Tax season starts today but it will feel different to filers. Refunds will likely be smaller for several reasons. There are no more stimulus checks, enhanced child credits, and above-the-line deductions for charitable donations. Filers might also face capital gains taxes if their mutual funds sold stocks or bonds in a down market.
When will negotiations to raise the debt ceiling start? So far, the Biden Administration has not yet scheduled talks with House Speaker Kevin McCarthy to discuss a deal to raise the debt ceiling. Republicans want any increase in the borrowing limit to include spending cuts but Biden aides say he won’t negotiate with “hostage takers.” And in a familiar twist, Sen Joe Manchin says Biden would be making a “mistake” if he doesn’t including some spending reductions in a debt limit agreement.
But spending cuts alone won’t fix the country’s budget and debt problems. McCarthy promised a floor vote on a bill to balance the federal budget in ten years with zero tax increases and plenty of spending reductions. TPC’s Howard Gleckman walks through the math, and shows necessary cuts are far too big to be credible. And if the GOP can’t present a credible way to balance the budget, how will it justify letting the country breach its debt limit?
Treasury: At least 90 percent of some tax benefits go to White taxpayers. A new Treasury analysis finds that Whites receive a disproportionate share of the benefits of tax breaks for capital gains, charitable giving, mortgage interest, and employer-sponsored health insurance. Hispanic people disproportionately benefit from the Child Tax Credit and the Earned Income Tax Credit. One caveat: The Treasury analysis had to impute race based on other information since tax returns include no racial identification.

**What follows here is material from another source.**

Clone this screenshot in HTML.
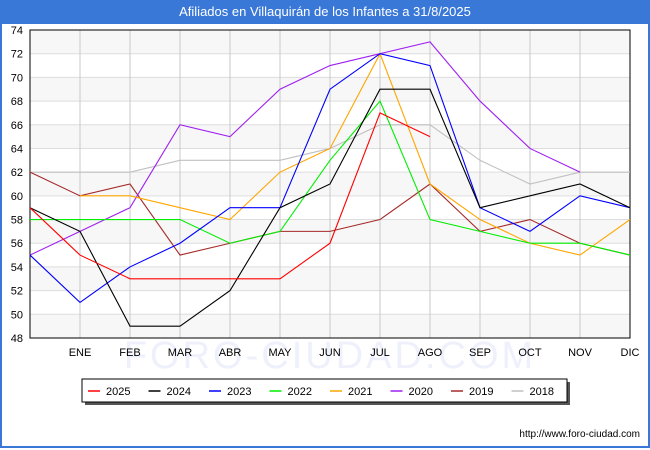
<!DOCTYPE html>
<html><head><meta charset="utf-8"><style>
body{margin:0;width:650px;height:450px;background:#fff;font-family:"Liberation Sans",sans-serif;overflow:hidden}
#frame{position:absolute;left:0;top:0;width:646px;height:446px;border:2px solid #3a78d8;border-top:none}
#title{position:absolute;left:0;top:0;width:650px;height:24px;background:#3a78d8;color:#fff;font-size:13px;text-align:center;line-height:24px}
</style></head><body>
<div id="frame"></div>
<div id="title">Afiliados en Villaquirán de los Infantes a 31/8/2025</div>
<svg id="chart" width="650" height="450" style="position:absolute;left:0;top:0"></svg>
<script>
const categories=["","ENE","FEB","MAR","ABR","MAY","JUN","JUL","AGO","SEP","OCT","NOV","DIC"];
const yTicks=[48,50,52,54,56,58,60,62,64,66,68,70,72,74];
const s2025=[59,55,53,53,53,53,56,67,65,null,null,null,null];
const s2024=[59,57,49,49,52,59,61,69,69,59,60,61,59];
const s2023=[55,51,54,56,59,59,69,72,71,59,57,60,59];
const s2022=[58,58,58,58,56,57,63,68,58,57,56,56,55];
const s2021=[null,60,60,59,58,62,64,72,61,58,56,55,58];
const s2020=[55,57,59,66,65,69,71,72,73,68,64,62,null];
const s2019=[62,60,61,55,56,57,57,58,61,57,58,56,55];
const s2018=[62,62,62,63,63,63,64,66,66,63,61,62,62];
const seriesNames=["2025","2024","2023","2022","2021","2020","2019","2018"];
const seriesColors=["#ff0000","#000000","#0000ff","#00ee00","#ffa500","#a020f0","#a52a2a","#c0c0c0"];
const seriesData=[s2025,s2024,s2023,s2022,s2021,s2020,s2019,s2018];
const NS="http://www.w3.org/2000/svg";
const svg=document.getElementById('chart');
const L=30,R=630,T=30,B=338,yMin=48,yMax=74;
const xs=i=>L+(R-L)*i/(categories.length-1);
const ys=v=>B-(v-yMin)/(yMax-yMin)*(B-T);
function mk(t,a){const e=document.createElementNS(NS,t);for(const k in a)e.setAttribute(k,a[k]);svg.appendChild(e);return e;}
for(let i=0;i<yTicks.length-1;i++){if(i%2===0){const b=mk('rect',{x:L,y:ys(yTicks[i+1]),width:R-L,height:ys(yTicks[i])-ys(yTicks[i+1]),fill:'#f7f7f7'});

}}
const wm=mk('text',{x:330,y:368,'font-size':38,fill:'#eef0fb','text-anchor':'middle','letter-spacing':'3'});wm.textContent='FORO-CIUDAD.COM';


yTicks.forEach(v=>{const g=mk('line',{x1:L,x2:R,y1:ys(v),y2:ys(v),stroke:'#dddddd'});


const t=mk('text',{x:L-7,y:ys(v)+4,'font-size':11,'text-anchor':'end',fill:'#000'});t.textContent=v;

});
categories.forEach((c,i)=>{if(i>0){const g=mk('line',{x1:xs(i),x2:xs(i),y1:T,y2:B,stroke:'#c8c8c8'});


const t=mk('text',{x:xs(i),y:356,'font-size':11,'text-anchor':'middle',fill:'#000'});t.textContent=c;

}});
const ax=mk('rect',{x:L,y:T,width:R-L,height:B-T,fill:'none',stroke:'#000'});


for(let k=seriesData.length-1;k>=0;k--){const d=seriesData[k];let p='';d.forEach((v,i)=>{if(v!==null)p+=(p?'L':'M')+xs(i)+','+ys(v);});
const pl=mk('path',{d:p,fill:'none',stroke:seriesColors[k],'stroke-width':1.1});

}
const sh=mk('rect',{x:85,y:382,width:485,height:23,fill:'#555'});


const lg=mk('rect',{x:82,y:379,width:485,height:23,fill:'#fff',stroke:'#000'});


seriesNames.forEach((n,k)=>{const x0=88+k*60.5;
const ln=mk('line',{x1:x0,x2:x0+12,y1:391,y2:391,stroke:seriesColors[k],'stroke-width':1.5});


const t=mk('text',{x:x0+18,y:395,'font-size':11,fill:'#000'});t.textContent=n;

});
const u=mk('text',{x:640,y:437,'font-size':10,'text-anchor':'end',fill:'#000'});u.textContent='http://www.foro-ciudad.com';


</script>
</body></html>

Lawmakers in eight states pursue more taxes on the rich. The Associated Press reports on bills in California, New York, Illinois, Hawaii, Maryland, Minnesota, Washington, and Connecticut all aimed at raising taxes on the wealthy. Proponents call the ideas “tax justice” while critics say they are “economically destructive.” Similar legislation has failed to advance in recent years, but proponents vow to try again in 2023.
Tax reporting would put gig workers on more equal footing with employees. TPC’s Lillian Hunter writes about the benefits to workers of a lower reporting threshold for Form 1099-K’s on income collected through third-party payment platforms. Without reporting, the IRS can’t easily determine whether gig workers are paying the correct amount of tax and these workers may not know much they owe or that they even need to file. Failing to file an income tax return could cause gig workers to miss out on important benefits like the child tax credit and the Earned Income Tax Credit.
What are the revenue implications for state pass-through-entity taxes? TPC’s Lucy Dadayan and John Buhl explain why pass-through-entity taxes have become a popular way for states to help residents avoid the $10,000 cap on the state and local tax (SALT) deduction. It generally cuts federal taxes without reducing state tax revenue.